It’s Thanksgiving week. A time to remember our ancestors, for had it not been for getting the worst cuts of meat of during the slave days, we’d not be so culinarily skilled, capable of making collard greens taste like smoke ribbed leafy goodness and fried turkey taste like a dish Colonel Sanders could only dream of. Yes, Black Thanksgiving is an awesome time, reminding us that marshmallows do indeed go over top of baked sweet potatoes and that for some, chitterlings is a delicacy.

Black Thanksgiving is an incredible thing and although traditions vary from family to family, we always remember that at the Thanksgiving work potluck, our dish is most likely to be finished, followed with questions of “How did you do that?” to which we shall respond in our minds (certainly not out loud because that would be rude), “It’s called seasoning.”

Thanksgiving week is also the time for the preparation of the consumer Hunger Games. Car companies advertise special, cash-back deals associated with the November purchase of their current year model cars. Technology retail stores entice us with their doorbuster bargains, selling 72-inch plasma TVs for $65. Online retailers remind us of their offer to ship our purchases for free, while we all gear up considering what we can (and probably can’t) afford for the holiday gift-giving season.

But the Black Lives Matter movement isn’t interested in participating in America’s end-of-year, consumer-fest. lists November 27 – November 30 as “Boycott Black Friday.” The event description reads, “Let’s hit America where it hurts! I challenge you not to spend one dime on “Black Friday.” Let’s black it out, and make sure not one black face is littering the local mall!”
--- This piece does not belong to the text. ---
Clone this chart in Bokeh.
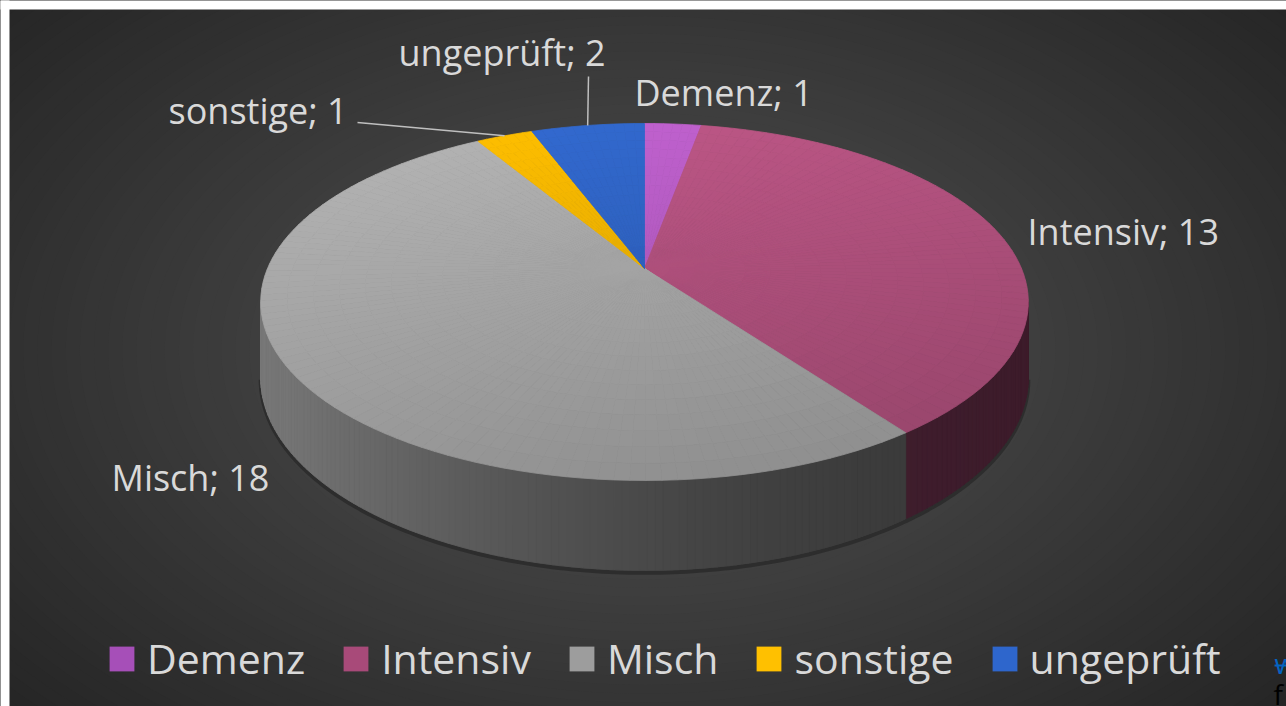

Twitter and Instagram have heavy activity under #BoycottBlackFriday with over 17,500 related posts on Instagram alone. Still, it’s difficult to determine the level of community consensus around the idea of boycotting the nationwide shopping Super Bowl simply by looking at social media channels.

There is precedence for effective, consumer boycotts. Children of the ’90s should recall allegations of Nike’s use of sweat shops to produce their shoes and sporting goods. The Wikipedia page “Nike Sweatshops” outlines a broader culture eventually leading the athletic wear company to institute a code of conduct for factories producing its clothing, as well as several other initiatives centered around improving conditions for overseas factory workers. Other notable boycotts include the United Farm Workers union and lettuce boycotts as well as the Indian boycott of British goods (the Swadeshi movement), organized by Ghandi. American history still regards the Montgomery Bus Boycott of the ’50s as one of the most effective consumer boycotts ever instituted.

A 2013 report by Nielsen outlines the current buying power of African-American at $1 trillion, with projections of a $1.3 trillion in buying power by 2017. Forty-three million in size, African-American consumers are aggressive shoppers and make around eight more shopping trips than the average, non-black consumer.

Whether Black consumers will totally abstain from the deal-scoring and money-saving purchases is unclear. What can be said is the ground is ripe for impact if Black Lives Matter has effectively communicated its initiative and there is cohesion among a large segment of black Americans the day after Thanksgiving.